- [Data provided]:
↓↓↓

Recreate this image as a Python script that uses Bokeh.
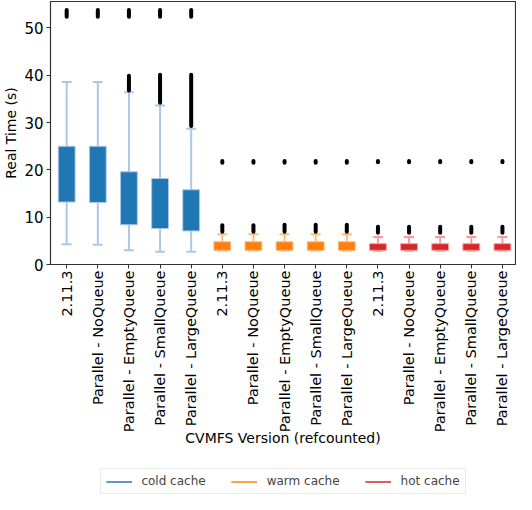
from bokeh.plotting import figure
from bokeh.layouts import column
from bokeh.models import (ColumnDataSource, FixedTicker, Legend, LegendItem, Range1d)
from bokeh.embed import file_html
from bokeh.resources import INLINE

# ---- data ----
variants = ["2.11.3", "Parallel - NoQueue", "Parallel - EmptyQueue",
            "Parallel - SmallQueue", "Parallel - LargeQueue"]
caches = ["cold cache", "warm cache", "hot cache"]

cold_q1 = [13.2, 13.1, 8.4, 7.6, 7.1]
cold_q3 = [25.0, 25.0, 19.6, 18.2, 15.8]
cold_lo = [4.3, 4.2, 3.0, 2.7, 2.7]
cold_hi = [38.6, 38.6, 36.4, 33.6, 28.7]
cold_out = [[(52.4, 53.8)], [(52.4, 53.8)], [(36.8, 39.9), (52.4, 53.8)],
            [(34.2, 40.1), (52.4, 53.8)], [(29.3, 40.1), (52.4, 53.8)]]

warm_q1 = [3.0, 3.0, 3.0, 3.0, 3.0]
warm_q3 = [4.8, 4.8, 4.8, 4.8, 4.8]
warm_lo = [2.9, 2.9, 2.9, 2.9, 2.9]
warm_hi = [6.4, 6.4, 6.4, 6.4, 6.4]
warm_out = [[(6.9, 8.3), (21.5, 21.9)], [(6.9, 8.3), (21.5, 21.9)],
            [(6.9, 8.4), (21.5, 21.9)], [(6.9, 8.4), (21.5, 21.9)],
            [(6.9, 8.4), (21.5, 21.9)]]

hot_q1 = [3.0, 3.0, 3.0, 3.0, 3.0]
hot_q3 = [4.4, 4.4, 4.4, 4.4, 4.4]
hot_lo = [2.9, 2.9, 2.9, 2.9, 2.9]
hot_hi = [5.8, 5.8, 5.8, 5.8, 5.8]
hot_out = [[(6.7, 8.0), (21.6, 21.9)], [(6.7, 8.0), (21.6, 21.9)],
           [(6.7, 8.0), (21.6, 21.9)], [(6.7, 8.0), (21.6, 21.9)],
           [(6.7, 8.0), (21.6, 21.9)]]

fill_colors = ["#1f77b4", "#ff7f0e", "#d62728"]
edge_colors = ["#aec7e8", "#ffbb78", "#ff9896"]

series = [
    (cold_q1, cold_q3, cold_lo, cold_hi, cold_out),
    (warm_q1, warm_q3, warm_lo, warm_hi, warm_out),
    (hot_q1, hot_q3, hot_lo, hot_hi, hot_out),
]

FONT = "DejaVu Sans"
NAN = float("nan")

p = figure(width=516, height=464, output_backend="svg",
           toolbar_location=None,
           x_range=Range1d(-0.52, 14.42), y_range=Range1d(0, 55.6),
           min_border_left=42, min_border_right=1, min_border_top=1,
           min_border_bottom=200)
p.xgrid.visible = False
p.ygrid.visible = False
p.outline_line_color = "#333333"
p.outline_line_width = 1.2

box_w = 0.54
cap_w = 0.32

for si, (q1, q3, lo, hi, outs) in enumerate(series):
    xs = [si * len(variants) + i for i in range(len(variants))]
    src = ColumnDataSource(dict(x=xs, q1=q1, q3=q3, lo=lo, hi=hi,
                                cl=[x - cap_w / 2 for x in xs],
                                cr=[x + cap_w / 2 for x in xs]))
    # whiskers
    p.segment(x0="x", y0="lo", x1="x", y1="q1", source=src,
              line_color=edge_colors[si], line_width=2)
    p.segment(x0="x", y0="q3", x1="x", y1="hi", source=src,
              line_color=edge_colors[si], line_width=2)
    # caps
    p.segment(x0="cl", y0="lo", x1="cr", y1="lo", source=src,
              line_color=edge_colors[si], line_width=2)
    p.segment(x0="cl", y0="hi", x1="cr", y1="hi", source=src,
              line_color=edge_colors[si], line_width=2)
    # boxes
    p.vbar(x="x", width=box_w, bottom="q1", top="q3", source=src,
           fill_color=fill_colors[si], line_color=edge_colors[si], line_width=1)
    # outlier clusters (dense stacks of black markers)
    ox, oy0, oy1 = [], [], []
    for x, bands in zip(xs, outs):
        for a, b in bands:
            ox.append(x)
            oy0.append(a)
            oy1.append(b)
    osrc = ColumnDataSource(dict(x=ox, y0=oy0, y1=oy1))
    p.segment(x0="x", y0="y0", x1="x", y1="y1", source=osrc,
              line_color="black", line_width=4, line_cap="round")

# axes
ticks = list(range(len(variants) * len(caches)))
p.xaxis.ticker = FixedTicker(ticks=ticks)
p.xaxis.major_label_overrides = {t: variants[t % len(variants)] for t in ticks}
p.xaxis.major_label_orientation = 1.5707963
p.xaxis.axis_label = "CVMFS Version (refcounted)"
p.yaxis.axis_label = "Real Time (s)"
p.yaxis.ticker = FixedTicker(ticks=[0, 10, 20, 30, 40, 50])

for ax in (p.xaxis, p.yaxis):
    ax.axis_label_text_font = FONT
    ax.axis_label_text_font_style = "normal"
    ax.axis_label_text_font_size = "14px"
    ax.axis_label_text_color = "black"
    ax.major_label_text_font = FONT
    ax.major_label_text_color = "black"
    ax.major_tick_in = 0
    ax.major_tick_out = 4
    ax.minor_tick_in = 0
    ax.minor_tick_out = 0
    ax.axis_line_color = "#333333"
    ax.major_tick_line_color = "#333333"
p.xaxis.major_label_text_font_size = "14.5px"
p.yaxis.major_label_text_font_size = "15px"
p.xaxis.axis_label_standoff = -5
p.yaxis.axis_label_standoff = 2
p.xaxis.major_label_standoff = 2
p.yaxis.major_label_standoff = 3

# legend strip below the chart
lf = figure(width=516, height=30, output_backend="svg", toolbar_location=None,
            x_range=Range1d(0, 1), y_range=Range1d(0, 1),
            min_border=0)
lf.axis.visible = False
lf.xgrid.visible = False
lf.ygrid.visible = False
lf.outline_line_color = None

items = []
for si, name in enumerate(caches):
    r = lf.line(x=[NAN], y=[NAN], line_color=fill_colors[si], line_width=1.5)
    items.append(LegendItem(label=name, renderers=[r]))

legend = Legend(items=items, orientation="horizontal", location="bottom_center",
                label_text_font=FONT, label_text_font_size="12px",
                glyph_width=26, glyph_height=13, label_height=13,
                label_standoff=10, spacing=25,
                padding=5, margin=0, border_line_color="#d4d4d4",
                border_line_width=1, background_fill_alpha=1)
lf.add_layout(legend)

layout = column(p, lf, spacing=0)
open("out.html", "w").write(file_html(layout, INLINE))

↑↑↑

- [Your task]:
In this exercise, set down all of the data exactly, without the pictures.

- [Answer for this exercise]:
Recreate this image as a Python script that uses Bokeh.
from bokeh.plotting import figure
from bokeh.layouts import column
from bokeh.models import (ColumnDataSource, FixedTicker, Legend, LegendItem, Range1d)
from bokeh.embed import file_html
from bokeh.resources import INLINE

# ---- data ----
variants = ["2.11.3", "Parallel - NoQueue", "Parallel - EmptyQueue",
            "Parallel - SmallQueue", "Parallel - LargeQueue"]
caches = ["cold cache", "warm cache", "hot cache"]

cold_q1 = [13.2, 13.1, 8.4, 7.6, 7.1]
cold_q3 = [25.0, 25.0, 19.6, 18.2, 15.8]
cold_lo = [4.3, 4.2, 3.0, 2.7, 2.7]
cold_hi = [38.6, 38.6, 36.4, 33.6, 28.7]
cold_out = [[(52.4, 53.8)], [(52.4, 53.8)], [(36.8, 39.9), (52.4, 53.8)],
            [(34.2, 40.1), (52.4, 53.8)], [(29.3, 40.1), (52.4, 53.8)]]

warm_q1 = [3.0, 3.0, 3.0, 3.0, 3.0]
warm_q3 = [4.8, 4.8, 4.8, 4.8, 4.8]
warm_lo = [2.9, 2.9, 2.9, 2.9, 2.9]
warm_hi = [6.4, 6.4, 6.4, 6.4, 6.4]
warm_out = [[(6.9, 8.3), (21.5, 21.9)], [(6.9, 8.3), (21.5, 21.9)],
            [(6.9, 8.4), (21.5, 21.9)], [(6.9, 8.4), (21.5, 21.9)],
            [(6.9, 8.4), (21.5, 21.9)]]

hot_q1 = [3.0, 3.0, 3.0, 3.0, 3.0]
hot_q3 = [4.4, 4.4, 4.4, 4.4, 4.4]
hot_lo = [2.9, 2.9, 2.9, 2.9, 2.9]
hot_hi = [5.8, 5.8, 5.8, 5.8, 5.8]
hot_out = [[(6.7, 8.0), (21.6, 21.9)], [(6.7, 8.0), (21.6, 21.9)],
           [(6.7, 8.0), (21.6, 21.9)], [(6.7, 8.0), (21.6, 21.9)],
           [(6.7, 8.0), (21.6, 21.9)]]

fill_colors = ["#1f77b4", "#ff7f0e", "#d62728"]
edge_colors = ["#aec7e8", "#ffbb78", "#ff9896"]

series = [
    (cold_q1, cold_q3, cold_lo, cold_hi, cold_out),
    (warm_q1, warm_q3, warm_lo, warm_hi, warm_out),
    (hot_q1, hot_q3, hot_lo, hot_hi, hot_out),
]

FONT = "DejaVu Sans"
NAN = float("nan")

p = figure(width=516, height=464, output_backend="svg",
           toolbar_location=None,
           x_range=Range1d(-0.52, 14.42), y_range=Range1d(0, 55.6),
           min_border_left=42, min_border_right=1, min_border_top=1,
           min_border_bottom=200)
p.xgrid.visible = False
p.ygrid.visible = False
p.outline_line_color = "#333333"
p.outline_line_width = 1.2

box_w = 0.54
cap_w = 0.32

for si, (q1, q3, lo, hi, outs) in enumerate(series):
    xs = [si * len(variants) + i for i in range(len(variants))]
    src = ColumnDataSource(dict(x=xs, q1=q1, q3=q3, lo=lo, hi=hi,
                                cl=[x - cap_w / 2 for x in xs],
                                cr=[x + cap_w / 2 for x in xs]))
    # whiskers
    p.segment(x0="x", y0="lo", x1="x", y1="q1", source=src,
              line_color=edge_colors[si], line_width=2)
    p.segment(x0="x", y0="q3", x1="x", y1="hi", source=src,
              line_color=edge_colors[si], line_width=2)
    # caps
    p.segment(x0="cl", y0="lo", x1="cr", y1="lo", source=src,
              line_color=edge_colors[si], line_width=2)
    p.segment(x0="cl", y0="hi", x1="cr", y1="hi", source=src,
              line_color=edge_colors[si], line_width=2)
    # boxes
    p.vbar(x="x", width=box_w, bottom="q1", top="q3", source=src,
           fill_color=fill_colors[si], line_color=edge_colors[si], line_width=1)
    # outlier clusters (dense stacks of black markers)
    ox, oy0, oy1 = [], [], []
    for x, bands in zip(xs, outs):
        for a, b in bands:
            ox.append(x)
            oy0.append(a)
            oy1.append(b)
    osrc = ColumnDataSource(dict(x=ox, y0=oy0, y1=oy1))
    p.segment(x0="x", y0="y0", x1="x", y1="y1", source=osrc,
              line_color="black", line_width=4, line_cap="round")

# axes
ticks = list(range(len(variants) * len(caches)))
p.xaxis.ticker = FixedTicker(ticks=ticks)
p.xaxis.major_label_overrides = {t: variants[t % len(variants)] for t in ticks}
p.xaxis.major_label_orientation = 1.5707963
p.xaxis.axis_label = "CVMFS Version (refcounted)"
p.yaxis.axis_label = "Real Time (s)"
p.yaxis.ticker = FixedTicker(ticks=[0, 10, 20, 30, 40, 50])

for ax in (p.xaxis, p.yaxis):
    ax.axis_label_text_font = FONT
    ax.axis_label_text_font_style = "normal"
    ax.axis_label_text_font_size = "14px"
    ax.axis_label_text_color = "black"
    ax.major_label_text_font = FONT
    ax.major_label_text_color = "black"
    ax.major_tick_in = 0
    ax.major_tick_out = 4
    ax.minor_tick_in = 0
    ax.minor_tick_out = 0
    ax.axis_line_color = "#333333"
    ax.major_tick_line_color = "#333333"
p.xaxis.major_label_text_font_size = "14.5px"
p.yaxis.major_label_text_font_size = "15px"
p.xaxis.axis_label_standoff = -5
p.yaxis.axis_label_standoff = 2
p.xaxis.major_label_standoff = 2
p.yaxis.major_label_standoff = 3

# legend strip below the chart
lf = figure(width=516, height=30, output_backend="svg", toolbar_location=None,
            x_range=Range1d(0, 1), y_range=Range1d(0, 1),
            min_border=0)
lf.axis.visible = False
lf.xgrid.visible = False
lf.ygrid.visible = False
lf.outline_line_color = None

items = []
for si, name in enumerate(caches):
    r = lf.line(x=[NAN], y=[NAN], line_color=fill_colors[si], line_width=1.5)
    items.append(LegendItem(label=name, renderers=[r]))

legend = Legend(items=items, orientation="horizontal", location="bottom_center",
                label_text_font=FONT, label_text_font_size="12px",
                glyph_width=26, glyph_height=13, label_height=13,
                label_standoff=10, spacing=25,
                padding=5, margin=0, border_line_color="#d4d4d4",
                border_line_width=1, background_fill_alpha=1)
lf.add_layout(legend)

layout = column(p, lf, spacing=0)
open("out.html", "w").write(file_html(layout, INLINE))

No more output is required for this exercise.